Exactly the lines from the one with "Clone this chart" through the one with "const rightData = outcomes.map((o, i)" should be returned, both ends included and nothing else. Omit any pictures.
**** SUPPLIED DATA
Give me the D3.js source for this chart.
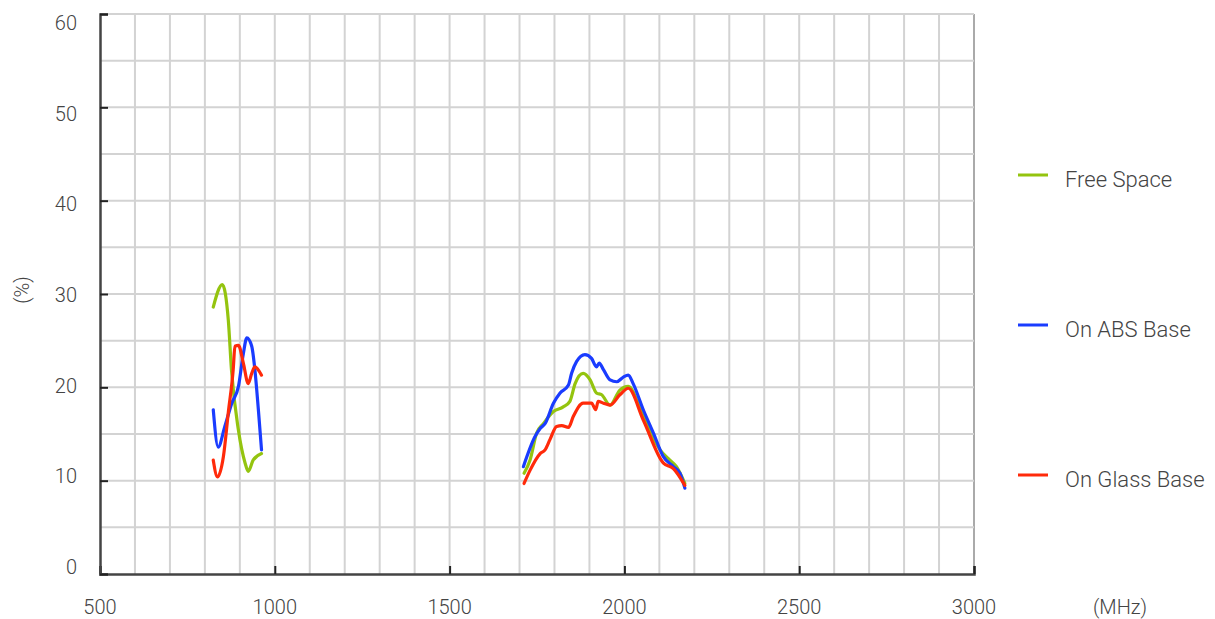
<!DOCTYPE html>
<html><head><meta charset="utf-8">
<script src="https://cdn.jsdelivr.net/npm/d3@7"></script>
<style>
body{margin:0;background:#fff;}
text{font-family:Roboto,"DejaVu Sans",sans-serif;font-weight:300;fill:#444;}
</style></head>
<body><svg id="c" width="1215" height="619"></svg>
<script>
const xTicks = [500,1000,1500,2000,2500,3000];
const yTicks = [0,10,20,30,40,50,60];
const seriesNames = ["Free Space","On ABS Base","On Glass Base"];
const seriesColors = ["#94c40f","#1a3cff","#ff2a0a"];

// Free Space
const freeLow = [[824,28.6],[850,31.0],[867,27.2],[876,21.9],[896,15.4],[915,11.9],[924,11.0],[938,12.2],[962,12.9]];
const freeHigh = [[1713,10.8],[1730,12.2],[1749,15.1],[1768,16.1],[1797,17.4],[1825,17.9],[1844,18.5],[1859,20.4],[1882,21.5],[1902,20.8],[1920,19.4],[1935,19.2],[1959,18.1],[1987,19.7],[2011,20.1],[2054,16.9],[2102,13.3],[2130,12.2],[2149,11.5],[2173,9.7]];
// On ABS Base
const absLow = [[824,17.6],[838,13.6],[857,15.8],[877,18.3],[896,20.1],[910,23.6],[920,25.3],[934,24.4],[943,21.9],[953,17.6],[962,13.3]];
const absHigh = [[1711,11.5],[1744,14.7],[1759,15.6],[1773,16.1],[1797,18.3],[1816,19.4],[1840,20.25],[1849,21.5],[1863,22.75],[1887,23.5],[1906,23.1],[1920,22.2],[1928,22.6],[1940,21.9],[1959,20.8],[1978,20.6],[1997,21.1],[2011,21.3],[2025,20.4],[2054,17.6],[2083,15.1],[2111,12.6],[2140,11.5],[2159,10.8],[2173,9.2]];
// On Glass Base
const glassLow = [[824,12.2],[836,10.4],[853,12.6],[867,17.3],[881,21.9],[886,24.4],[896,24.5],[910,22.6],[924,20.4],[934,21.5],[943,22.2],[962,21.3]];
const glassHigh = [[1713,9.7],[1730,11.1],[1759,12.9],[1773,13.3],[1787,14.4],[1806,15.8],[1821,15.9],[1840,15.7],[1854,16.9],[1882,18.3],[1906,18.3],[1918,17.6],[1925,18.5],[1940,18.3],[1959,18.1],[1987,19.2],[2011,19.9],[2054,16.5],[2111,11.9],[2140,11.3],[2173,9.5]];

const seriesData = [[freeLow,freeHigh],[absLow,absHigh],[glassLow,glassHigh]];

const svg = d3.select("#c");
const x = d3.scaleLinear().domain([500,3000]).range([100,974]);
const y = d3.scaleLinear().domain([0,60]).range([574,14]);
const yLab = d3.scaleLinear().domain([0,60]).range([567,23]);

// grid
const g = svg.append("g");
g.selectAll(".vg").data(d3.range(600,3001,100)).join("line")
  .attr("x1",d=>x(d)).attr("x2",d=>x(d)).attr("y1",y(60)).attr("y2",y(0))
  .attr("stroke",d=>d===3000?"#aaa":"#d3d3d3").attr("stroke-width",2);
g.selectAll(".hg").data(d3.range(5,61,5)).join("line")
  .attr("x1",x(500)).attr("x2",x(3000)).attr("y1",d=>y(d)).attr("y2",d=>y(d))
  .attr("stroke","#d3d3d3").attr("stroke-width",2);

// axes
const ax = svg.append("g").attr("transform",`translate(0,${y(0)})`)
  .call(d3.axisBottom(x).tickValues(xTicks).tickSize(-8).tickFormat(""));
ax.select(".domain").attr("stroke","#444").attr("stroke-width",2.5);
ax.selectAll(".tick line").attr("stroke","#222").attr("stroke-width",2);
const ay = svg.append("g").attr("transform",`translate(${x(500)},0)`)
  .call(d3.axisLeft(y).tickValues(yTicks).tickSize(-8).tickFormat(""));
ay.select(".domain").attr("stroke","#444").attr("stroke-width",2.5);
ay.selectAll(".tick line").attr("stroke","#222").attr("stroke-width",2);

// tick labels
svg.selectAll(".xl").data(xTicks).join("text")
  .attr("x",d=>x(d)).attr("y",614).attr("text-anchor","middle")
  .attr("font-size",20).text(d=>d);
svg.selectAll(".yl").data(yTicks).join("text")
  .attr("x",77).attr("y",d=>yLab(d)).attr("dy","0.35em").attr("text-anchor","end")
  .attr("font-size",20).text(d=>d);
svg.append("text").attr("x",1120).attr("y",614).attr("text-anchor","middle")
  .attr("font-size",20).text("(MHz)");
svg.append("text").attr("transform","translate(29,290) rotate(-90)")
  .attr("text-anchor","middle").attr("font-size",20).text("(%)");

// lines
const line = d3.line().x(d=>x(d[0])).y(d=>y(d[1])).curve(d3.curveMonotoneX);
seriesData.forEach((segs,i)=>{
  segs.forEach(seg=>{
    svg.append("path").attr("d",line(seg)).attr("fill","none")
      .attr("stroke",seriesColors[i]).attr("stroke-width",3.2)
      .attr("stroke-linejoin","round").attr("stroke-linecap","round");
  });
});

// legend
const legY = [175,325,475];
seriesNames.forEach((n,i)=>{
  svg.append("line").attr("x1",1018).attr("x2",1048).attr("y1",legY[i]).attr("y2",legY[i])
    .attr("stroke",seriesColors[i]).attr("stroke-width",3);
  svg.append("text").attr("x",1065).attr("y",legY[i]+4.5).attr("dy","0.35em")
    .attr("font-size",22).text(n);
});
</script></body></html>
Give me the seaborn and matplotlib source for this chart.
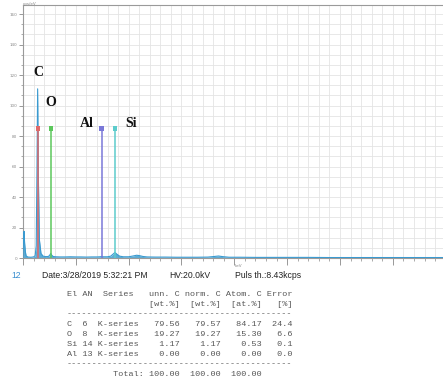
import matplotlib
matplotlib.use("Agg")
import matplotlib.pyplot as plt
import seaborn as sns
import numpy as np
import pandas as pd
from matplotlib.ticker import MultipleLocator, NullFormatter

# EDS spectrum (energy in keV, intensity in cps/eV)
energy = [0.00, 0.01, 0.02, 0.03, 0.045, 0.06, 0.10, 0.15, 0.20, 0.23, 0.25,
          0.265, 0.277, 0.29, 0.31, 0.34, 0.38, 0.43, 0.48, 0.505, 0.525,
          0.545, 0.57, 0.62, 0.70, 0.80, 0.90, 1.00, 1.10, 1.20, 1.30, 1.40,
          1.46, 1.49, 1.52, 1.60, 1.66, 1.70, 1.74, 1.78, 1.83, 1.90, 2.00,
          2.08, 2.15, 2.20, 2.27, 2.35, 2.50, 2.70, 2.90, 3.10, 3.30, 3.50,
          3.62, 3.70, 3.78, 3.90, 4.10, 4.40, 4.70, 5.00, 5.40, 5.80, 6.20,
          6.60, 7.00, 7.40, 7.95]
cps = [0.0, 12.0, 17.5, 10.0, 4.0, 1.2, 0.6, 0.5, 0.7, 1.5, 8.0,
       60.0, 111.0, 55.0, 12.0, 3.0, 1.2, 0.9, 1.0, 1.8, 3.0,
       1.8, 1.0, 0.8, 0.7, 0.7, 0.8, 0.7, 0.7, 0.6, 0.7, 0.7,
       0.8, 1.0, 0.8, 0.8, 1.2, 2.4, 3.6, 2.4, 1.2, 0.8, 0.8,
       1.3, 1.8, 1.6, 1.0, 0.7, 0.6, 0.6, 0.5, 0.5, 0.5, 0.6,
       1.0, 1.3, 0.9, 0.5, 0.5, 0.4, 0.4, 0.4, 0.4, 0.3, 0.3,
       0.3, 0.3, 0.3, 0.3]

# Element line markers
elements = ["C", "O", "Al", "Si"]
line_energy = [0.277, 0.525, 1.486, 1.740]
line_colors = ["#e06a6a", "#5cc85c", "#7a78d8", "#5ccccc"]
marker_height = 85

# Quantification results
table_header = ["El AN  Series   unn. C norm. C Atom. C Error",
                "                [wt.%]  [wt.%]  [at.%]   [%]"]
table_rows = ["C  6  K-series   79.56   79.57   84.17  24.4",
              "O  8  K-series   19.27   19.27   15.30   6.6",
              "Si 14 K-series    1.17    1.17    0.53   0.1",
              "Al 13 K-series    0.00    0.00    0.00   0.0"]
table_total = "         Total: 100.00  100.00  100.00"

info_texts = ["Date:3/28/2019 5:32:21 PM", "HV:20.0kV", "Puls th.:8.43kcps"]

sns.set_style("white")
plt.rcParams["font.family"] = ["DejaVu Sans"]

W, H = 443, 383
fig = plt.figure(figsize=(W / 100, H / 100), dpi=100)
ax = fig.add_axes([23 / W, 1 - 258 / H, 1 - 23 / W, (258 - 5) / H])

df = pd.DataFrame({"energy": energy, "cps": cps})
ax.fill_between(df["energy"], df["cps"], 0, color="#3f9fcf", alpha=0.85,
                linewidth=0, zorder=2)
sns.lineplot(data=df, x="energy", y="cps", ax=ax, color="#3a9ad0",
             linewidth=0.8, zorder=3)

ax.vlines(line_energy, 0, marker_height, colors=line_colors, linewidth=1.1,
          zorder=4)
ax.scatter(line_energy, [marker_height] * len(line_energy), c=line_colors,
           marker="s", s=9, zorder=5, linewidths=0)

label_pos = [(0.29, 122), (0.53, 102), (1.21, 88), (2.04, 88)]
for name, (xe, ye) in zip(elements, label_pos):
    ax.text(xe, ye, name, ha="center", va="center", fontsize=10,
            fontweight="bold", family=["Liberation Serif"], color="#111111")

ax.set_xlim(0, 7.95)
ax.set_ylim(0, 166)
ax.xaxis.set_major_locator(MultipleLocator(1))
ax.xaxis.set_minor_locator(MultipleLocator(0.2))
ax.yaxis.set_major_locator(MultipleLocator(20))
ax.yaxis.set_minor_locator(MultipleLocator(20 / 3))
ax.grid(which="both", color="#e4e4e4", linewidth=0.6, zorder=0)
ax.set_axisbelow(True)
ax.xaxis.set_major_formatter(NullFormatter())
ax.tick_params(axis="x", which="major", length=5, width=0.6, color="#888888",
               direction="out", bottom=True)
ax.tick_params(axis="x", which="minor", length=2, width=0.5, color="#888888",
               direction="out", bottom=True)
ax.tick_params(axis="y", which="major", length=3, width=0.6, color="#888888",
               labelsize=3, labelcolor="#888888", pad=1, left=True)
ax.tick_params(axis="y", which="minor", length=1.5, width=0.5,
               color="#888888", left=True)
ax.set_xlabel("")
ax.set_ylabel("")
for side in ["left", "bottom", "top"]:
    ax.spines[side].set_color("#9a9a9a")
    ax.spines[side].set_linewidth(0.8)
ax.spines["right"].set_visible(False)

fig.text(30 / W, 1 - 4 / H, "cps/eV", fontsize=3, color="#888888",
         ha="center", va="center")
fig.text(238 / W, 1 - 266 / H, "keV", fontsize=3, color="#888888",
         ha="center", va="center")

# Acquisition info line
fig.text(16 / W, 1 - 276 / H, "12", fontsize=6.2, color="#3a8fd0",
         ha="center", va="center", family=["Liberation Sans"])
for txt, x in zip(info_texts, [42, 169, 235]):
    fig.text(x / W, 1 - 276 / H, txt, fontsize=6.2, color="#222222",
             ha="left", va="center", family=["Liberation Sans"])

# Results table
mono = dict(fontsize=6.1, color="#555555", ha="left", va="center",
            family=["Liberation Mono"])
dash_line = "-" * 44
lines = table_header + [dash_line] + table_rows + [dash_line, table_total]
ys = [294, 304, 314, 325, 334, 344, 354, 364, 375]
for txt, y in zip(lines, ys):
    fig.text(67 / W, 1 - y / H, txt, **mono)

fig.savefig("out.png", dpi=100)
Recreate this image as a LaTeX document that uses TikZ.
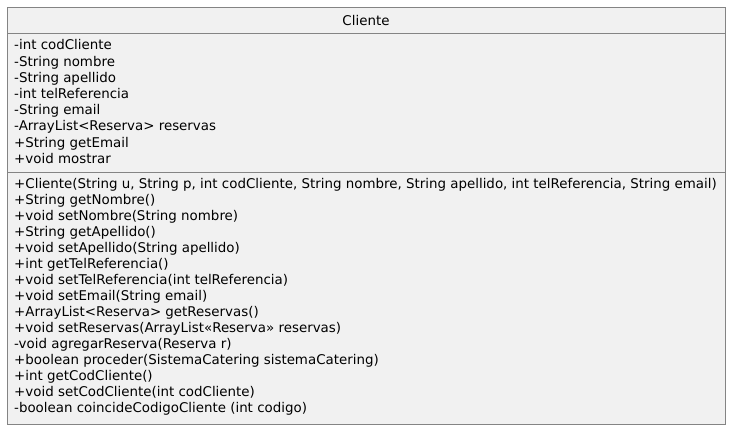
\documentclass[tikz,border=0pt]{standalone}
\usepackage{fontspec}
\setmainfont{DejaVu Sans}
\definecolor{boxfill}{HTML}{F1F1F1}
\definecolor{boxline}{HTML}{848484}
\begin{document}
\begin{tikzpicture}[x=1pt,y=-1pt,
  member/.style={anchor=base west,inner sep=0pt,font=\fontsize{13.4}{15}\selectfont,text=black},
  classbox/.style={draw=boxline,fill=boxfill,line width=1pt}]
\useasboundingbox (0,0) rectangle (738,437);
\node[classbox,minimum width=718pt,minimum height=417pt,anchor=north west,inner sep=0pt] (cls) at (7,7) {};
\draw[boxline,line width=1pt] (7,33) coordinate (s1a) -- (725,33) coordinate (s1b);
\draw[boxline,line width=1pt] (7,172) coordinate (s2a) -- (725,172) coordinate (s2b);
\node[member,anchor=base] (title) at (366,25) {Cliente};
\foreach \t [count=\i] in {
 {-int codCliente},
 {-String nombre},
 {-String apellido},
 {-int telReferencia},
 {-String email},
 {-ArrayList<Reserva> reservas},
 {+String getEmail},
 {+void mostrar}}
 \node[member] (a\i) at (14,{49.8+16.2*(\i-1)}) {\t};
\foreach \t [count=\i] in {
 {+Cliente(String u, String p, int codCliente, String nombre, String apellido, int telReferencia, String email)},
 {+String getNombre()},
 {+void setNombre(String nombre)},
 {+String getApellido()},
 {+void setApellido(String apellido)},
 {+int getTelReferencia()},
 {+void setTelReferencia(int telReferencia)},
 {+void setEmail(String email)},
 {+ArrayList<Reserva> getReservas()},
 {+void setReservas(ArrayList«Reserva» reservas)},
 {-void agregarReserva(Reserva r)},
 {+boolean proceder(SistemaCatering sistemaCatering)},
 {+int getCodCliente()},
 {+void setCodCliente(int codCliente)},
 {-boolean coincideCodigoCliente (int codigo)}}
 \node[member] (m\i) at (14,{188+16.07*(\i-1)}) {\t};
\end{tikzpicture}
\end{document}
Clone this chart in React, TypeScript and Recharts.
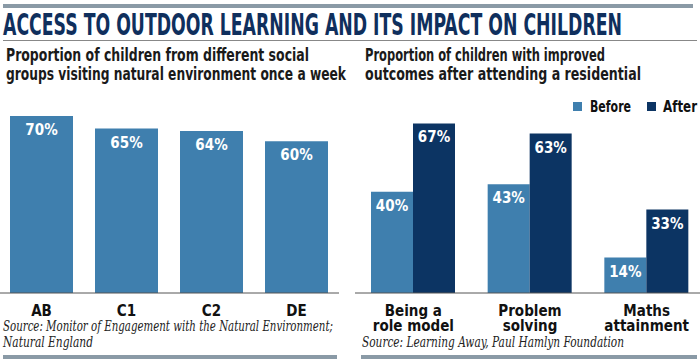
import { BarChart, Bar, XAxis, YAxis, LabelList } from 'recharts'

const groups = ['AB', 'C1', 'C2', 'DE']
const groupShare = [70, 65, 64, 60]

const outcomes = [['Being a', 'role model'], ['Problem', 'solving'], ['Maths', 'attainment']]
const before = [40, 43, 14]
const after = [67, 63, 33]

const LIGHT = '#3f7fae'
const DARK = '#0c3463'
const NAVY = '#0f2f5d'
const SANS = '"DejaVu Sans Condensed", "DejaVu Sans", sans-serif'
const SERIF = '"DejaVu Serif", "Liberation Serif", serif'

const leftData = groups.map((g, i) => ({ name: g, value: groupShare[i] }))
const rightData = outcomes.map((o, i) => ({ name: o.join('\n'), before: before[i], after: after[i] }))

function ValueLabel(props: any) {
  const { x = 0, y = 0, width = 0, value } = props
  return (
    <text x={x + width / 2} y={y + 19} fill="#fff" fontSize={15} fontWeight={700}
      fontFamily={SANS} textAnchor="middle">{value}%</text>
  )
}

function Tick(props: any) {
  const { x, y, payload } = props
  const lines = String(payload.value).split('\n')
  return (
    <g>
      {lines.map((l, i) => (
        <text key={i} x={x} y={y + 15 + i * 15} fill="#111" fontSize={15} fontWeight={700}
          fontFamily={SANS} textAnchor="middle">{l}</text>
      ))}
    </g>
  )
}

export default function App() {
  return (
    <div style={{ position: 'absolute', left: 0, top: 0, width: 700, height: 363, overflow: 'hidden', background: '#fff' }}>
      <svg width={700} height={363} style={{ position: 'absolute', left: 0, top: 0 }}>
        <rect x={3} y={4} width={690} height={4} fill="#8a9aa6" />
        <text x={3} y={35} fill={NAVY} fontSize={30} fontWeight={700} fontFamily={SANS}
          textLength={619} lengthAdjust="spacingAndGlyphs">ACCESS TO OUTDOOR LEARNING AND ITS IMPACT ON CHILDREN</text>
        <rect x={3} y={40} width={694} height={1} fill="#888" />
        <g fill="#1a1a1a" fontSize={17} fontWeight={700} fontFamily={SANS}>
          <text x={6} y={61} textLength={303} lengthAdjust="spacingAndGlyphs">Proportion of children from different social</text>
          <text x={6} y={80} textLength={340} lengthAdjust="spacingAndGlyphs">groups visiting natural environment once a week</text>
          <text x={365} y={61} textLength={240} lengthAdjust="spacingAndGlyphs">Proportion of children with improved</text>
          <text x={365} y={80} textLength={276} lengthAdjust="spacingAndGlyphs">outcomes after attending a residential</text>
        </g>
        <g fill="#222" fontSize={15} fontStyle="italic" fontFamily={SERIF}>
          <text x={3} y={331} textLength={330} lengthAdjust="spacingAndGlyphs">Source: Monitor of Engagement with the Natural Environment;</text>
          <text x={3} y={347} textLength={90} lengthAdjust="spacingAndGlyphs">Natural England</text>
          <text x={362} y={347} textLength={262} lengthAdjust="spacingAndGlyphs">Source: Learning Away, Paul Hamlyn Foundation</text>
        </g>
        <rect x={3} y={355} width={334} height={4} fill="#8a9aa6" />
        <rect x={361} y={355} width={336} height={4} fill="#8a9aa6" />
        <g fontSize={15} fontWeight={700} fontFamily={SANS} fill="#111">
          <rect x={573} y={102} width={9} height={9} fill={LIGHT} />
          <text x={590} y={112} textLength={41} lengthAdjust="spacingAndGlyphs">Before</text>
          <rect x={647} y={102} width={9} height={9} fill={DARK} />
          <text x={663} y={112} textLength={34} lengthAdjust="spacingAndGlyphs">After</text>
        </g>
      </svg>

      <div style={{ position: 'absolute', left: -1, top: 0 }}>
        <BarChart width={340} height={363} data={leftData}
          margin={{ top: 40, right: 0, bottom: 40, left: 0 }} barSize={63}>
          <XAxis dataKey="name" height={30} tickLine={false} axisLine={{ stroke: '#555' }}
            tick={<Tick />} interval={0} />
          <YAxis hide domain={[0, 100]} />
          <Bar dataKey="value" fill={LIGHT} isAnimationActive={false}>
            <LabelList dataKey="value" content={<ValueLabel />} />
          </Bar>
        </BarChart>
      </div>

      <div style={{ position: 'absolute', left: 355, top: 0 }}>
        <BarChart width={350} height={363} data={rightData}
          margin={{ top: 40, right: 0, bottom: 40, left: 0 }} barSize={42} barGap={0}>
          <XAxis dataKey="name" height={30} tickLine={false} axisLine={{ stroke: '#555' }}
            tick={<Tick />} interval={0} />
          <YAxis hide domain={[0, 100]} />
          <Bar dataKey="before" fill={LIGHT} isAnimationActive={false}>
            <LabelList dataKey="before" content={<ValueLabel />} />
          </Bar>
          <Bar dataKey="after" fill={DARK} isAnimationActive={false}>
            <LabelList dataKey="after" content={<ValueLabel />} />
          </Bar>
        </BarChart>
      </div>
    </div>
  )
}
********
◆ THE ANSWER
Clone this chart in React, TypeScript and Recharts.
import { BarChart, Bar, XAxis, YAxis, LabelList } from 'recharts'

const groups = ['AB', 'C1', 'C2', 'DE']
const groupShare = [70, 65, 64, 60]

const outcomes = [['Being a', 'role model'], ['Problem', 'solving'], ['Maths', 'attainment']]
const before = [40, 43, 14]
const after = [67, 63, 33]

const LIGHT = '#3f7fae'
const DARK = '#0c3463'
const NAVY = '#0f2f5d'
const SANS = '"DejaVu Sans Condensed", "DejaVu Sans", sans-serif'
const SERIF = '"DejaVu Serif", "Liberation Serif", serif'

const leftData = groups.map((g, i) => ({ name: g, value: groupShare[i] }))
const rightData = outcomes.map((o, i) => ({ name: o.join('\n'), before: before[i], after: after[i] }))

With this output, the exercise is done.